__Given task__
Take the lines beginning with the one that contains "Write the TikZ code for this diagram." and ending with the one that contains "(0,0) rectangle (20.8,13.65);", and set them down exactly. Omit all pictures.

__Data supplied__
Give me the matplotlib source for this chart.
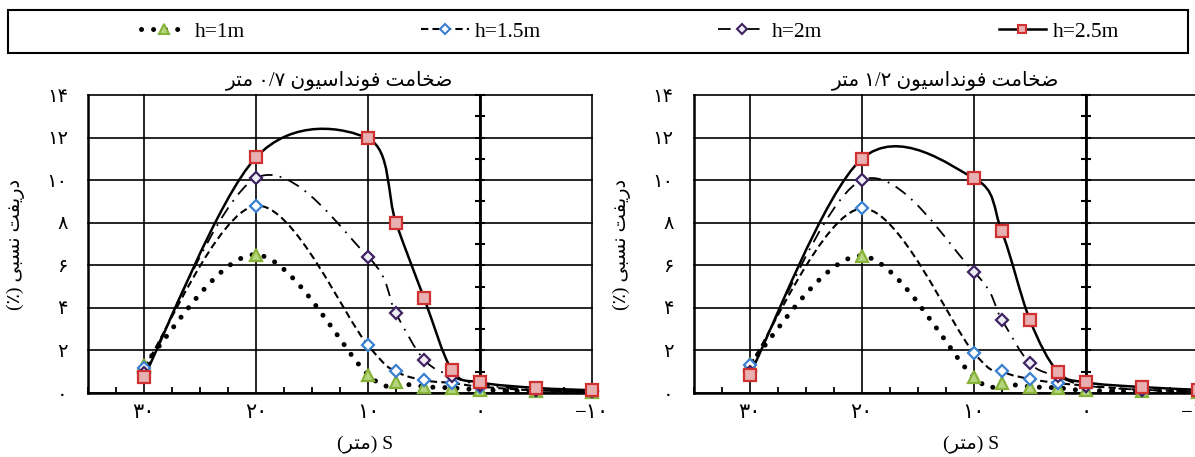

--

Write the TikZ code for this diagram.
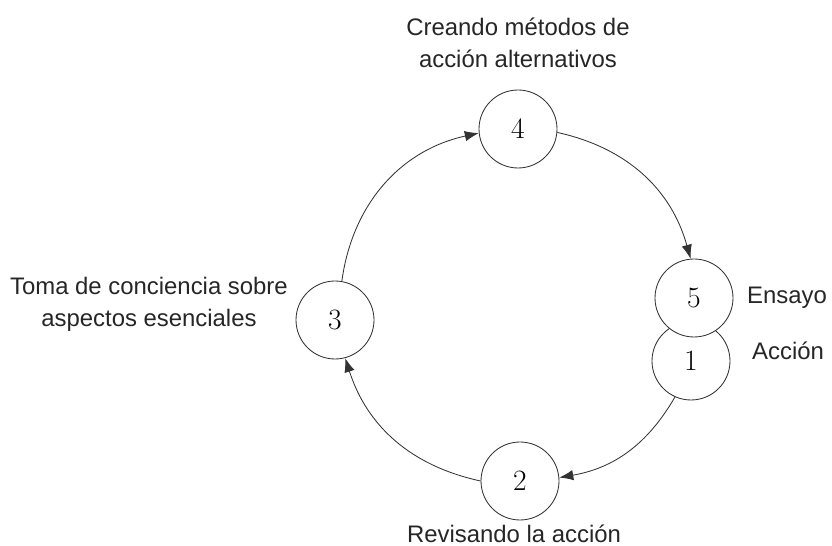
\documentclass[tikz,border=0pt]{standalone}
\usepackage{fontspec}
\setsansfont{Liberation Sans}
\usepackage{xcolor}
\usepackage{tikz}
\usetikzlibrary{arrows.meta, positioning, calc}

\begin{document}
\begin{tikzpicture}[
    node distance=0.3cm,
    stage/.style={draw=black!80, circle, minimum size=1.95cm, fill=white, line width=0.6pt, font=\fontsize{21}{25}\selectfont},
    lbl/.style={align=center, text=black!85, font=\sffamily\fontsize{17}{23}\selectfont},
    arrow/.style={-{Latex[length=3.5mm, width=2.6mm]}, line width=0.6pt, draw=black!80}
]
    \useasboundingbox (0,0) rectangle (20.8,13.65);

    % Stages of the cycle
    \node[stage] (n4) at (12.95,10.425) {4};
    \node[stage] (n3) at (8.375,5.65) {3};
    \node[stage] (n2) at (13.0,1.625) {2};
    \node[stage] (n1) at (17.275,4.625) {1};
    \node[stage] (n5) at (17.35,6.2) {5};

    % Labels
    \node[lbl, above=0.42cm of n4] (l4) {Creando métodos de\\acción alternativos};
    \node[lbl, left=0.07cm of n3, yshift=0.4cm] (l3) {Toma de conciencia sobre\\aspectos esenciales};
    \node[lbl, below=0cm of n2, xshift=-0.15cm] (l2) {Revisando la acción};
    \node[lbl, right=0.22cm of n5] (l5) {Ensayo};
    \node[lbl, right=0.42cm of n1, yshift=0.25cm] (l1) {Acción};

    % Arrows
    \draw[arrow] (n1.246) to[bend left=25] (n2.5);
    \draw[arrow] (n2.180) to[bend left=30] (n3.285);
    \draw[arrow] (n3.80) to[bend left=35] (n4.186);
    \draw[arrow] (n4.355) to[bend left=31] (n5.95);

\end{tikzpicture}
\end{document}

__Problem solution__
Write the TikZ code for this diagram.
\documentclass[tikz,border=0pt]{standalone}
\usepackage{fontspec}
\setsansfont{Liberation Sans}
\usepackage{xcolor}
\usepackage{tikz}
\usetikzlibrary{arrows.meta, positioning, calc}

\begin{document}
\begin{tikzpicture}[
    node distance=0.3cm,
    stage/.style={draw=black!80, circle, minimum size=1.95cm, fill=white, line width=0.6pt, font=\fontsize{21}{25}\selectfont},
    lbl/.style={align=center, text=black!85, font=\sffamily\fontsize{17}{23}\selectfont},
    arrow/.style={-{Latex[length=3.5mm, width=2.6mm]}, line width=0.6pt, draw=black!80}
]
    \useasboundingbox (0,0) rectangle (20.8,13.65);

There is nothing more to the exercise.